= Mary Moore (mayor) =

Former mayor of Pearsall, Texas

Mary Moore is a former mayor of Pearsall, Texas. Moore was the first woman as well as the first African American to be elected Mayor of Pearsall.

==Elections==
On May 9, 2015, Moore became the first African American woman to be elected Mayor of Pearsall, Texas, US with 66% of the vote. Her campaign was centered on bringing change to a corrupt city government that had been overwhelmed with lawsuits and grand jury indictments of its officials. She said that there was a "history of dysfunction at City Hall" and that she would run under the banner of "Honest Leadership".

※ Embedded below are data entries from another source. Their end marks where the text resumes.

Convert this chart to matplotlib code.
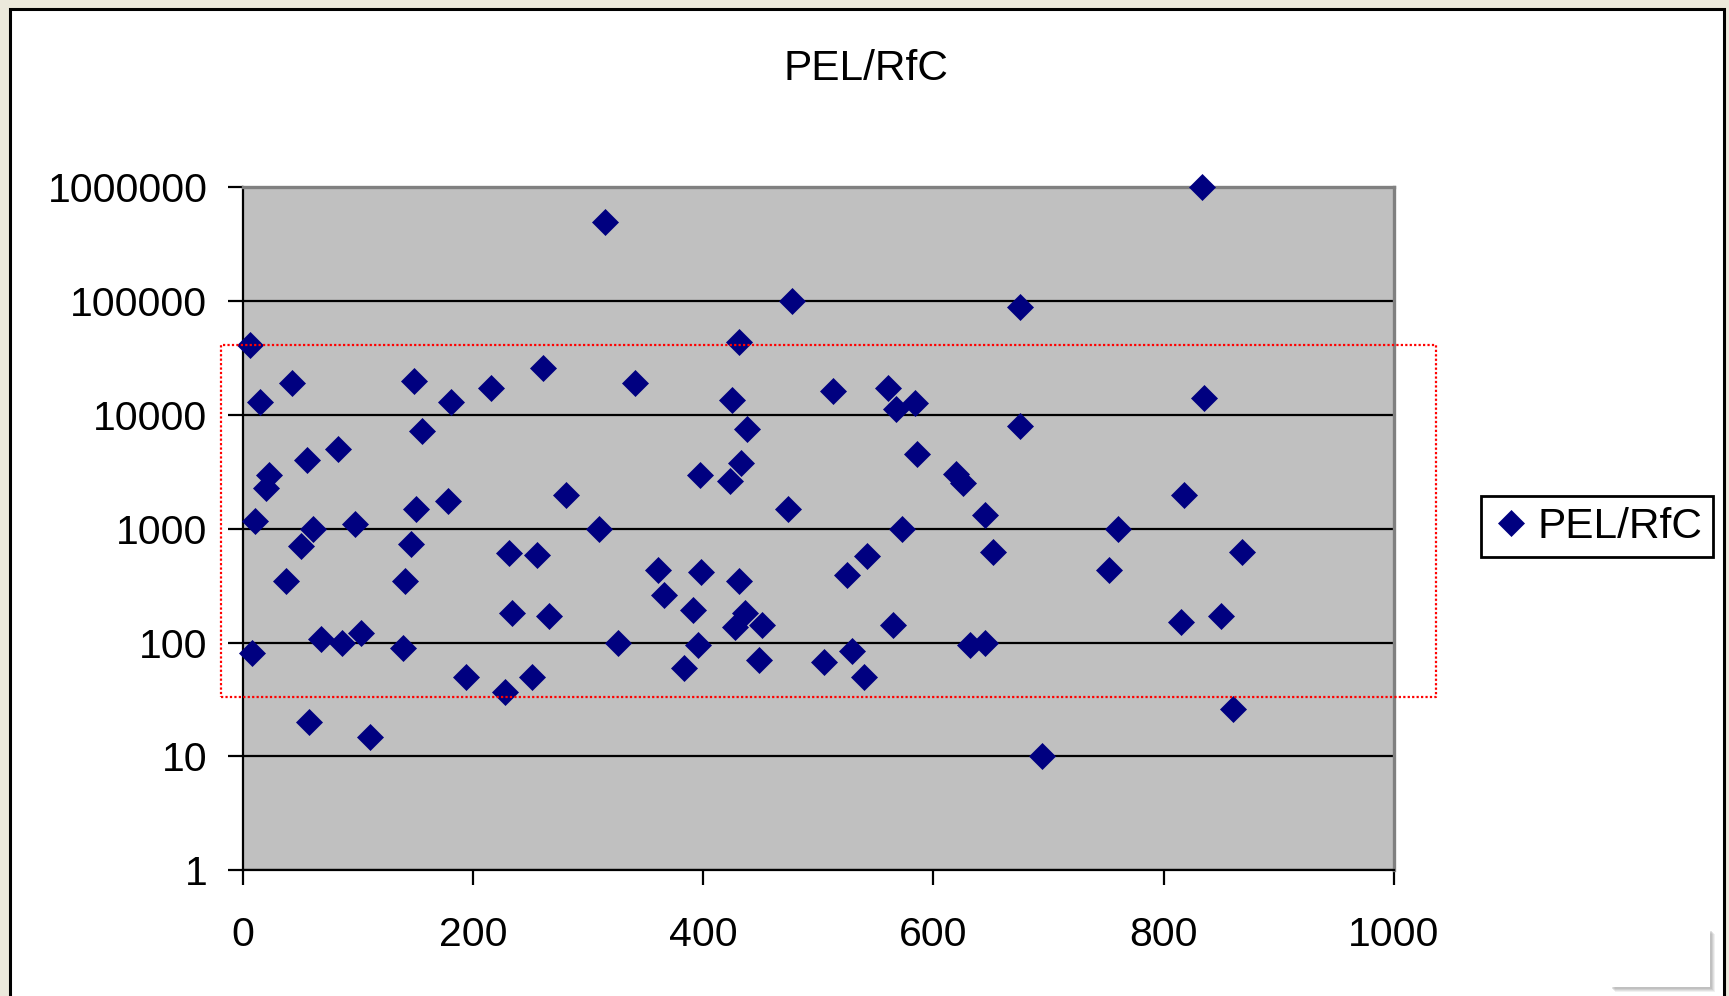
import matplotlib
matplotlib.use("Agg")
import matplotlib.pyplot as plt
from matplotlib.patches import Rectangle

plt.rcParams['font.family'] = ['Liberation Sans', 'DejaVu Sans']

# ---- data ----
x_vals = [6, 15, 23, 20, 11, 8, 43, 56, 61, 51, 38, 68, 58, 83, 98, 86, 103, 111,
          149, 156, 151, 146, 141, 139, 181, 178, 194, 216, 231, 234, 228, 251, 256,
          266, 261, 281, 315, 310, 326, 341, 361, 366, 391, 383, 397, 398, 396, 425,
          431, 423, 433, 438, 431, 436, 428, 451, 449, 477, 474, 513, 505, 525, 529,
          542, 540, 561, 568, 584, 573, 586, 565, 620, 626, 645, 652, 632, 645, 675,
          675, 694, 753, 760, 833, 835, 818, 815, 850, 860, 868]
y_vals = [41000, 12900, 2950, 2260, 1180, 81, 19200, 4040, 1000, 710, 346, 107, 20,
          5050, 1110, 100, 120, 14.9, 20100, 7200, 1480, 740, 346, 90, 12900, 1770, 50,
          17200, 615, 183, 37, 50, 590, 172, 25700, 1980, 500000, 1000, 100, 19200, 433,
          260, 195, 60, 2950, 414, 95, 13500, 44000, 2630, 3780, 7500, 346, 183, 136,
          142, 70, 100000, 1480, 16100, 67, 390, 85, 580, 50, 17200, 11300, 12800, 1000,
          4500, 142, 3000, 2520, 1320, 620, 96, 100, 89000, 8000, 10, 433, 1000,
          1000000, 14200, 1990, 152, 172, 26, 620]
series_name = "PEL/RfC"
title_text = "PEL/RfC"
x_ticks = [0, 200, 400, 600, 800, 1000]
y_ticks = [1, 10, 100, 1000, 10000, 100000, 1000000]
y_tick_labels = ["1", "10", "100", "1000", "10000", "100000", "1000000"]
# highlighted band (red dotted box), data coords
box_x = [-19, 1037]
box_y = [33, 41000]

W, H = 1729, 996
fig = plt.figure(figsize=(W / 100, H / 100), dpi=100, facecolor='#ECE9DC')

# chart frame (white with black border)
fig.add_artist(Rectangle((9.5 / W, -0.05), (1723.5 - 9.5) / W, 1 - 8.5 / H + 0.05,
                         transform=fig.transFigure, facecolor='white',
                         edgecolor='black', lw=2.2, zorder=0))

ax = fig.add_axes([242.6 / W, 1 - 870 / H, (1393.8 - 242.6) / W, (870 - 187.5) / H])
ax.set_facecolor('#C0C0C0')
ax.set_yscale('log')
ax.set_xlim(0, 1000)
ax.set_ylim(1, 1e6)
ax.set_xticks(x_ticks)
ax.set_xticklabels([str(v) for v in x_ticks])
ax.set_yticks(y_ticks)
ax.set_yticklabels(y_tick_labels)
ax.yaxis.set_minor_locator(matplotlib.ticker.NullLocator())
ax.set_axisbelow(True)
ax.yaxis.grid(True, color='black', lw=1.6)
ax.xaxis.grid(False)

for s in ['left', 'bottom']:
    ax.spines[s].set_color('black')
    ax.spines[s].set_linewidth(1.6)
for s in ['top', 'right']:
    ax.spines[s].set_color('#808080')
    ax.spines[s].set_linewidth(2.4)

ax.tick_params(axis='both', direction='out', length=10.8, width=1.6, colors='black',
               labelsize=29.5)
ax.tick_params(axis='y', pad=14.5)
ax.tick_params(axis='x', pad=22)

ax.plot(x_vals, y_vals, linestyle='none', marker='D', markersize=13,
        markerfacecolor='#000080', markeredgecolor='#000080', markeredgewidth=0.5,
        clip_on=False, zorder=4, label=series_name)

# red dotted highlight box
ax.plot([box_x[0], box_x[1], box_x[1], box_x[0], box_x[0]],
        [box_y[0], box_y[0], box_y[1], box_y[1], box_y[0]],
        color='red', lw=1.6, linestyle=(0, (1, 1)), clip_on=False, zorder=5)

fig.text(866 / W, 1 - 80 / H, title_text, ha='center', va='baseline', fontsize=30.5)

leg = ax.legend(loc='center', bbox_to_anchor=(1596.9 / W, 1 - 526.5 / H),
                bbox_transform=fig.transFigure, frameon=True, fancybox=False,
                edgecolor='black', framealpha=1, fontsize=30.5, numpoints=1,
                handlelength=0.9, handletextpad=0.18, borderpad=0.25,
                borderaxespad=0)
leg.get_frame().set_linewidth(2)

# small white box with soft shadow in the lower right corner
for off, a in [(5, 0.15), (4, 0.2), (3, 0.25), (2, 0.3)]:
    fig.add_artist(Rectangle(((1610 + off) / W, 1 - (987 + off) / H), 100 / W, 58 / H,
                             transform=fig.transFigure, facecolor='#A0A0A0',
                             edgecolor='none', alpha=a, zorder=1))
fig.add_artist(Rectangle((1610 / W, 1 - 987 / H), 100 / W, 58 / H,
                         transform=fig.transFigure, facecolor='white',
                         edgecolor='none', zorder=2))

fig.savefig('out.png', dpi=100, facecolor=fig.get_facecolor())
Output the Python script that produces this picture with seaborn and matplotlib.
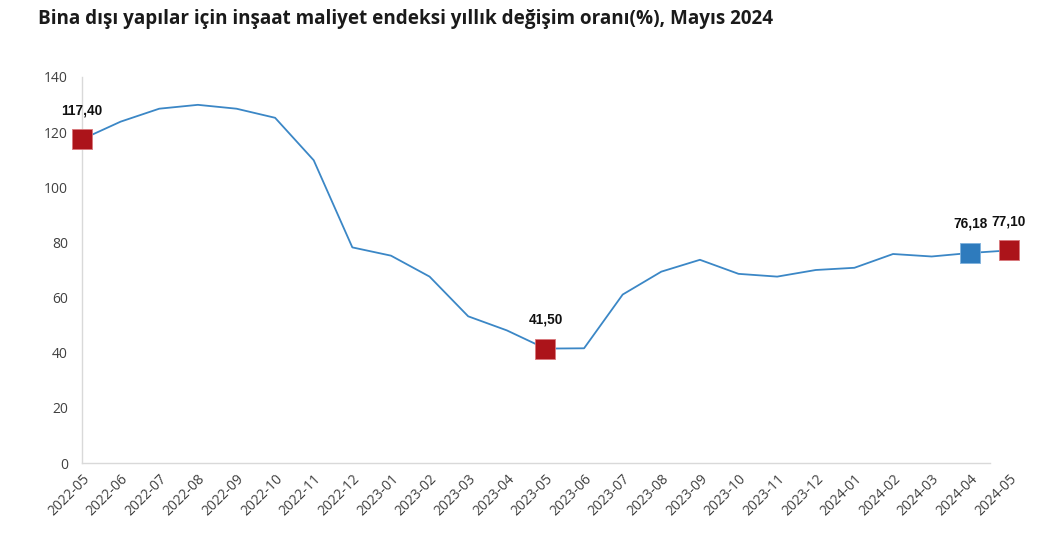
import matplotlib
matplotlib.use("Agg")
import matplotlib.pyplot as plt
import seaborn as sns
import pandas as pd

months = ["2022-05", "2022-06", "2022-07", "2022-08", "2022-09", "2022-10", "2022-11",
          "2022-12", "2023-01", "2023-02", "2023-03", "2023-04", "2023-05", "2023-06",
          "2023-07", "2023-08", "2023-09", "2023-10", "2023-11", "2023-12", "2024-01",
          "2024-02", "2024-03", "2024-04", "2024-05"]
values = [117.40, 123.8, 128.5, 129.9, 128.5, 125.2, 109.8, 78.2, 75.2, 67.6, 53.2, 48.1,
          41.50, 41.6, 61.1, 69.4, 73.7, 68.6, 67.6, 70.0, 70.8, 75.8, 74.9, 76.18, 77.10]
highlight_red = ["2022-05", "2023-05", "2024-05"]
highlight_blue = ["2024-04"]
yticks = [0, 20, 40, 60, 80, 100, 120, 140]

df = pd.DataFrame({"month": months, "value": values})
df["x"] = range(len(df))

sns.set_theme(style="white")
plt.rcParams["font.family"] = ["Open Sans", "DejaVu Sans"]

fig = plt.figure(figsize=(10.62, 5.38), dpi=100)
ax = fig.add_axes([0.0772, 0.1394, 0.8728, 0.7175])

sns.lineplot(data=df, x="x", y="value", color="#3B87C6", linewidth=1.3, ax=ax)

red = df[df["month"].isin(highlight_red)]
blue = df[df["month"].isin(highlight_blue)]
sns.scatterplot(data=red, x="x", y="value", marker="s", s=200, color="#AC141A",
                edgecolor="#D9787C", linewidth=0.6, ax=ax, zorder=5, clip_on=False)
sns.scatterplot(data=blue, x="x", y="value", marker="s", s=200, color="#2E7BBD",
                edgecolor="#7FB2DD", linewidth=0.6, ax=ax, zorder=5, clip_on=False)

for _, r in pd.concat([red, blue]).iterrows():
    label = f"{r['value']:.2f}".replace(".", ",")
    ax.annotate(label, (r["x"], r["value"]), xytext=(0, 16), textcoords="offset points",
                ha="center", va="bottom", fontsize=9.8, fontweight="bold", color="#111111",
                family=["Liberation Sans", "DejaVu Sans"], annotation_clip=False)

ax.set_xlim(0, len(months) - 1)
ax.set_ylim(0, 140)
ax.set_yticks(yticks)
ax.set_yticklabels([str(t) for t in yticks])
ax.set_xticks(df["x"])
ax.set_xticklabels(months, rotation=45, ha="right", rotation_mode="anchor")
ax.tick_params(axis="both", labelsize=10, labelcolor="#404040", length=0)
ax.tick_params(axis="x", pad=6)
ax.tick_params(axis="y", pad=10)
ax.set_xlabel("")
ax.set_ylabel("")

for s in ["top", "right"]:
    ax.spines[s].set_visible(False)
ax.spines["left"].set_color("#D9D9D9")
ax.spines["bottom"].set_color("#D9D9D9")
ax.spines["left"].set_linewidth(1)
ax.spines["bottom"].set_linewidth(1)
ax.spines["bottom"].set_bounds(0, len(months) - 1.5)
ax.grid(False)

fig.text(0.036, 0.965, "Bina dışı yapılar için inşaat maliyet endeksi yıllık değişim oranı(%), Mayıs 2024",
         ha="left", va="center", fontsize=13.6, fontweight="bold", color="#1a1a1a")

fig.savefig("out.png", dpi=100)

Moore was re-elected in 2017.

In 2022 she stood for Frio County judge.

==Covid==
During the COVID-19 pandemic Moore issued an executive order on June 12, 2020, declaring a state of local disaster.

==Personal life==
Moore was born November 17, 1957, in Bonita, Louisiana, the daughter of Thomas and Annie Lumpkin, and grew up on a cotton farm. Before becoming Mayor of Pearsall, Moore was a physician assistant for 15 years. She is a mother of two, and a grandmother of two.

==Education==
Moore holds a Bachelor of Science in physician assistant studies from the University of Texas Medical Branch at Galveston Texas.